ACCESSIBILITY
This is the most serious issue at the heart of
this growing problem. Although they may not know
it, parents
are supporting and helping to make Entertainment
Violence easily accessible to their children.
What would you do if your child
were to be given lessons in the ‘Art of
Violence’ to learn how to plan, organize and
execute a violent act? Would you:
-Think, it’s OK, and forget about
it;
-Discipline your child;
-Talk to the teacher;
-Call the appropriate authorities to complain,
or;
-Continue to pay for lessons.
You certainly wouldn’t
consciously pick the last option would you? But
you are choosing this option when you continue
to allow your children to watch inappropriate
content on television and multimedia.
a. Television and Cable
In
the United States, 105.44 million households
have a television (as of Jul. 2002), an
estimated 96.7 percent or 98.6 million household
are linked to cable (Dec. 2001) and 73.55
million households pay for cable television (as
of Jul. 2002).[i][v]
The National Television Violence
Study evaluated almost 10,000 hours of broadcast
programming from 1995 through 1997 and found
that 61 percent of the programming portrayed
interpersonal violence, much of it in an
entertaining or glamorized manner. The highest
proportion of violence was found in shows aimed
at children.[ii][vi]
By paying for the cable, which
shows our children this violence, we are
choosing the last of the above options.
b. Computer and Videogames
Around 59 million children – 92
percent of all children between two and 17 years
old – play video/Internet games according to the
national survey by the National Institute on
Media and the Family (Dec. 13, 2001).[iii][vii]
The Sixth Annual Video and
Computer Game Report Card (2001) states that,
while the number of high-quality games for
children increases, the concern about youth
access to inappropriate games also continues to
grow. For the first time in several years, it is
likely that both the top-selling videogame and
the top-selling computer game will carry the M
(Mature) rating. Metal Gear Solid 2
(Playstation2) and Return to Castle Wolfenstein
(computer) are both on track to be the market
leaders.
We are paying dearly for these
videogame consoles and CDs.
c. Movies
According to the CMPA’s 1998-99
report, moviegoers who had attended 50 of the
top-grossing (most successful) theatrical films
released in 1998 would have viewed a total of
2,319 violent incidents, about three-fifths
(1,377) of which constituted serious acts of
violence. This averages 46 violent acts per
film, 28 of them serious. Again, it is parents
who pay their children to visit the movies and
witness these scenes.
The truth is undeniable: parents
pay for and support multimedia. They pay for the
very same media that encourages violent thinking
in young and vulnerable minds, and they continue
to pay as children are inundated with its
content. Worse still, they probably started it
all by allowing their children to sit in front
of the ‘idiot box’, as TV is sometimes known,
when they were toddlers. By encouraging this
‘electronic babysitter’, parents stamped their
approval to the process of multimedia watching.

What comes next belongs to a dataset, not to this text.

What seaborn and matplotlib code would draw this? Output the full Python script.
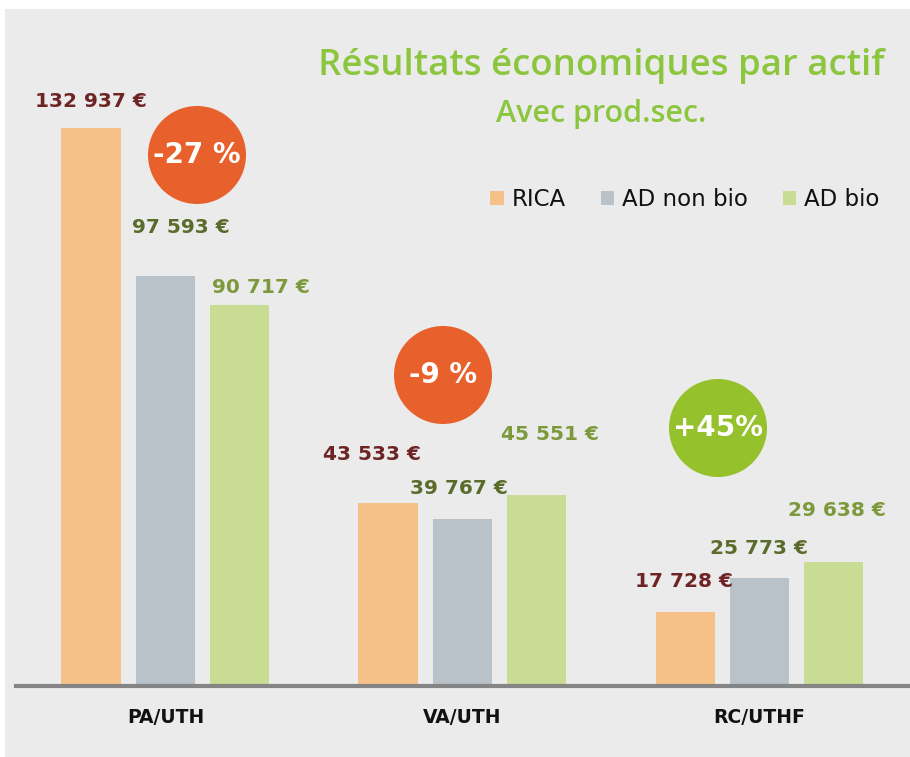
import matplotlib
matplotlib.use("Agg")
import matplotlib.pyplot as plt
from matplotlib.patches import Circle, Rectangle
import seaborn as sns
import pandas as pd

# --- données
categories = ["PA/UTH", "VA/UTH", "RC/UTHF"]
series = ["RICA", "AD non bio", "AD bio"]
rica = [132937, 43533, 17728]
ad_non_bio = [97593, 39767, 25773]
ad_bio = [90717, 45551, 29638]
badges = ["-27 %", "-9 %", "+45%"]

couleurs_barres = ["#f6c189", "#b9c1c9", "#c8dc93"]
couleurs_labels = ["#6e2424", "#5b6b2b", "#7c9a3c"]
couleurs_badges = ["#e8602b", "#e8602b", "#95c12c"]

# décalages des étiquettes (pixels : x, hauteur au-dessus de la barre)
decalages = [
    [(0, 27), (-16, 49), (-1, 30)],
    [(15, 49), (-4, 31), (0, 29)],
    [(21, 18), (13, 60), (3, 51)],
]
# position des pastilles (pixels, depuis le haut-gauche)
pos_badges = [(197, 155), (443, 375), (718, 428)]

dados = pd.DataFrame({
    "categorie": categories * 3,
    "serie": [s for s in series for _ in categories],
    "valeur": rica + ad_non_bio + ad_bio,
})

fig = plt.figure(figsize=(9.1, 7.57), dpi=100)
fig.patch.set_facecolor("white")
fig.add_artist(Rectangle((5 / 910, 0), 1, (757 - 9) / 757, transform=fig.transFigure,
                         facecolor="#ebebeb", edgecolor="none", zorder=-10))

ax = fig.add_axes([16 / 910, 71 / 757, 892 / 910, 676 / 757])
ax.set_facecolor("none")

sns.barplot(data=dados, x="categorie", y="valeur", hue="serie", order=categories,
            hue_order=series, palette=couleurs_barres, width=0.75, gap=0.2,
            saturation=1, ax=ax)

ax.set_xlim(-0.503, 2.5)
ax.set_ylim(0, 676 / 0.004197)

for spine in ["top", "right", "left"]:
    ax.spines[spine].set_visible(False)
ax.spines["bottom"].set_color("#858585")
ax.spines["bottom"].set_linewidth(3)
ax.set_yticks([])
ax.set_xlabel("")
ax.set_ylabel("")
ax.tick_params(axis="x", length=0, pad=16)
for t in ax.get_xticklabels():
    t.set_fontweight("bold")
    t.set_fontsize(13.5)
    t.set_color("#111111")

# --- étiquettes de valeur
for i, cont in enumerate(ax.containers):
    for j, bar in enumerate(cont):
        v = bar.get_height()
        dx, dy = decalages[i][j]
        txt = f"{int(v):,} €".replace(",", " ")
        ax.annotate(txt, (bar.get_x() + bar.get_width() / 2, v),
                    xytext=(dx, dy), textcoords="offset pixels",
                    ha="center", va="center", fontsize=14.5, fontweight="bold",
                    color=couleurs_labels[i])

# --- légende
leg = ax.legend(ncol=3, loc="upper right", bbox_to_anchor=(889 / 910, (757 - 179) / 757),
                bbox_transform=fig.transFigure, frameon=False, fontsize=16.5,
                handlelength=0.6, handleheight=0.6, handletextpad=0.35,
                columnspacing=1.5, borderaxespad=0)
for t in leg.get_texts():
    t.set_color("#111111")

# --- pastilles
for (px, py), lab, c in zip(pos_badges, badges, couleurs_badges):
    fig.add_artist(Circle((px / 100, (757 - py) / 100), 0.49,
                          transform=fig.dpi_scale_trans, facecolor=c, edgecolor="none"))
    fig.text(px / 910, (757 - py) / 757, lab, ha="center", va="center",
             fontsize=20, fontweight="bold", color="white")

# --- titre
fig.text(601 / 910, (757 - 66) / 757, "Résultats économiques par actif",
         ha="center", va="center", fontsize=26.3, color="#8cc63f",
         family="Open Sans", fontweight="semibold")
fig.text(601 / 910, (757 - 114) / 757, "Avec prod.sec.",
         ha="center", va="center", fontsize=22, color="#8cc63f",
         family="Open Sans", fontweight="semibold")

fig.savefig("out.png", dpi=100)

Just because in our day we didn’t
become violent as a result of exposure to this
medium doesn’t mean that our children are safe.
The look and feel of today’s multimedia has
radically changed over the last 20 or 30 years.
We’re not talking black and white images or
computerized ping-pong game anymore, today’s
multimedia is lifelike virtual reality, in which
children can often feel as close to its virtual
characters as they do to real human
relationships.
Unfortunately, the answer to this
problem is not as simple as just hiding the
remote, selling the game box, switching off the
computer or to stop going to the movies. Our
world is more complicated than this.
The problem lies with:
-
Our acceptance of media
glorifying, glamorizing and trivializing
violence;
-
Our support of such media
content;
3.
Our blurred vision of its adverse impact on our
children.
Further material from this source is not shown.